Data segment -
# # # #
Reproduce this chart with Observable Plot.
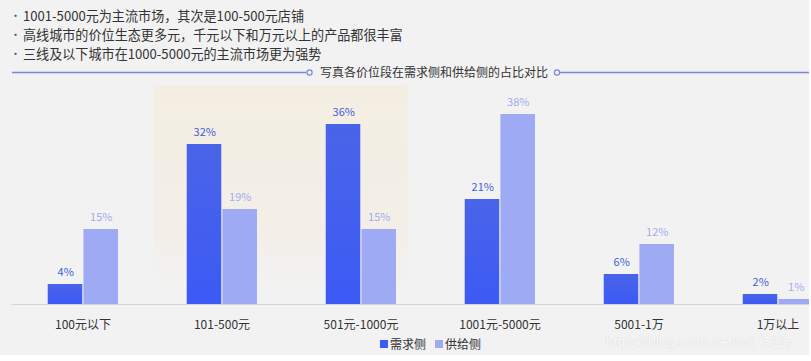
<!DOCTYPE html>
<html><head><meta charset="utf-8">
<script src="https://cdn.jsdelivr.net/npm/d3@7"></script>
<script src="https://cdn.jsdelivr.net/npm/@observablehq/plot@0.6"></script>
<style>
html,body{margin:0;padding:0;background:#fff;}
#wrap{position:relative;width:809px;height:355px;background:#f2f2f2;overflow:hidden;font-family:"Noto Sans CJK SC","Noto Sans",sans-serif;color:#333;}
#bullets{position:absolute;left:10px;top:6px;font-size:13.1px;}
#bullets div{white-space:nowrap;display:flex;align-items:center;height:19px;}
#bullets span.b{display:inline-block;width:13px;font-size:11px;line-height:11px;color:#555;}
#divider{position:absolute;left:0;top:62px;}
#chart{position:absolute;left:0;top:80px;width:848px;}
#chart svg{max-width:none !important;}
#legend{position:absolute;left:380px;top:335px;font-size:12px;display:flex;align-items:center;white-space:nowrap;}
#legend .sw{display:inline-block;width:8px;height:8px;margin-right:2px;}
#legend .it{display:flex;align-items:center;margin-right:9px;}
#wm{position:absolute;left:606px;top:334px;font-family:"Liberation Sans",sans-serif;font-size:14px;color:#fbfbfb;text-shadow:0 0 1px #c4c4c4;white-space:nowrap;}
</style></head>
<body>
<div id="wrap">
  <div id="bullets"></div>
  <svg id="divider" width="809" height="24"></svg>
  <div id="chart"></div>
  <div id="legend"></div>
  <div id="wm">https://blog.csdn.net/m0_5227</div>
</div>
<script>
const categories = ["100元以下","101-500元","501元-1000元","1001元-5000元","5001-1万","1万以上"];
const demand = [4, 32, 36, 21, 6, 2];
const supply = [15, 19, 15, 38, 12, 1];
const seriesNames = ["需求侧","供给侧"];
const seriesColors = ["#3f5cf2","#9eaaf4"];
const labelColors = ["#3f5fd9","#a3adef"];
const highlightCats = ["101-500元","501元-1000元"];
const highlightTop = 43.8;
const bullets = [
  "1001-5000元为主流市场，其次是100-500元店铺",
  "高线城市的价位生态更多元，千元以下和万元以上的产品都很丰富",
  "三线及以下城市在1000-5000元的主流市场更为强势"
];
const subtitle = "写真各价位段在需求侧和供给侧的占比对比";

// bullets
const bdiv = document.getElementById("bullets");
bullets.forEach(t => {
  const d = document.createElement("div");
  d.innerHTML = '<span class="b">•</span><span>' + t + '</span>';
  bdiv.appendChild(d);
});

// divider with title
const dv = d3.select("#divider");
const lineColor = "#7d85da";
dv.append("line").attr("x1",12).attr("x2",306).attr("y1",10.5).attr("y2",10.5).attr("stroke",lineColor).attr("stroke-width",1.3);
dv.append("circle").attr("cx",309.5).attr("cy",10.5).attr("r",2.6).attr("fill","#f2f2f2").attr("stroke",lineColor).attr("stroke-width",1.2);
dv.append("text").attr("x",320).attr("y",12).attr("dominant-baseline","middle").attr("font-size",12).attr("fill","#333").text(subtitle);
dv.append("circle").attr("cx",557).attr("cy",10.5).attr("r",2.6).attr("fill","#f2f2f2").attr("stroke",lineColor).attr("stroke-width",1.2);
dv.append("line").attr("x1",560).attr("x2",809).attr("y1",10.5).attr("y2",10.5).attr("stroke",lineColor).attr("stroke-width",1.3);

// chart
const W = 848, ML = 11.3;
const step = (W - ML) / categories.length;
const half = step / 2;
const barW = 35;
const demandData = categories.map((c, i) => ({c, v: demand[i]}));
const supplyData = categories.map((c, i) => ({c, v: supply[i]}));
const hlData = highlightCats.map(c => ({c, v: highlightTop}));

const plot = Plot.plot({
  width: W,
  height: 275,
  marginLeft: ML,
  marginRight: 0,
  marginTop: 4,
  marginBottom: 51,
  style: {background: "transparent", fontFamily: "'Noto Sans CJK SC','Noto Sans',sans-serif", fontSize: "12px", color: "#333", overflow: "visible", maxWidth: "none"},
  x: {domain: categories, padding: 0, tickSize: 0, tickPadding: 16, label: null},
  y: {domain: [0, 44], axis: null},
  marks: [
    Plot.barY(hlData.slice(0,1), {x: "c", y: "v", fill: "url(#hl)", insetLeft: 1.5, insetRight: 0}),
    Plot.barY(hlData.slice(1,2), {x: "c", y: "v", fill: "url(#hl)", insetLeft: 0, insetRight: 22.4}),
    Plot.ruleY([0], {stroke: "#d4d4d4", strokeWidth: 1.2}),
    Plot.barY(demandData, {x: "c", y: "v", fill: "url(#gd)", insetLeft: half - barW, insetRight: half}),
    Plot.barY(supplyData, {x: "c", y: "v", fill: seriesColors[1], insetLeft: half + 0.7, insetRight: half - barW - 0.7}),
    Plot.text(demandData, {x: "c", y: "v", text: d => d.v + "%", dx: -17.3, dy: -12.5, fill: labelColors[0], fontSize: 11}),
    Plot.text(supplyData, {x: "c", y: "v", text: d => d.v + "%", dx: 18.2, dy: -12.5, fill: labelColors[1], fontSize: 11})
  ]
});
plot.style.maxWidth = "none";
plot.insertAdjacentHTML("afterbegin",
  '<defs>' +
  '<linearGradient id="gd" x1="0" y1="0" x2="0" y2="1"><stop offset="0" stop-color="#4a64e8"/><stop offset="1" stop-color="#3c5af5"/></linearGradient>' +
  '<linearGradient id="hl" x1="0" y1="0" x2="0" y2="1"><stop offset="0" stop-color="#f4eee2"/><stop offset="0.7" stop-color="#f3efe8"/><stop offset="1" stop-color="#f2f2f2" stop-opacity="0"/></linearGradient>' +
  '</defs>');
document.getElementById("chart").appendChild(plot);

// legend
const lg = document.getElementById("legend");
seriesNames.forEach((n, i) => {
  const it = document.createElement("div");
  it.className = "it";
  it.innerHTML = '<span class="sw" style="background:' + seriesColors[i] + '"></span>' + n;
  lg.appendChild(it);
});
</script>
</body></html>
# # # #
Copy every line of the listing containing the string "chart".

Exercise response -
Reproduce this chart with Observable Plot.
#chart{position:absolute;left:0;top:80px;width:848px;}
#chart svg{max-width:none !important;}
  <div id="chart"></div>
// chart
document.getElementById("chart").appendChild(plot);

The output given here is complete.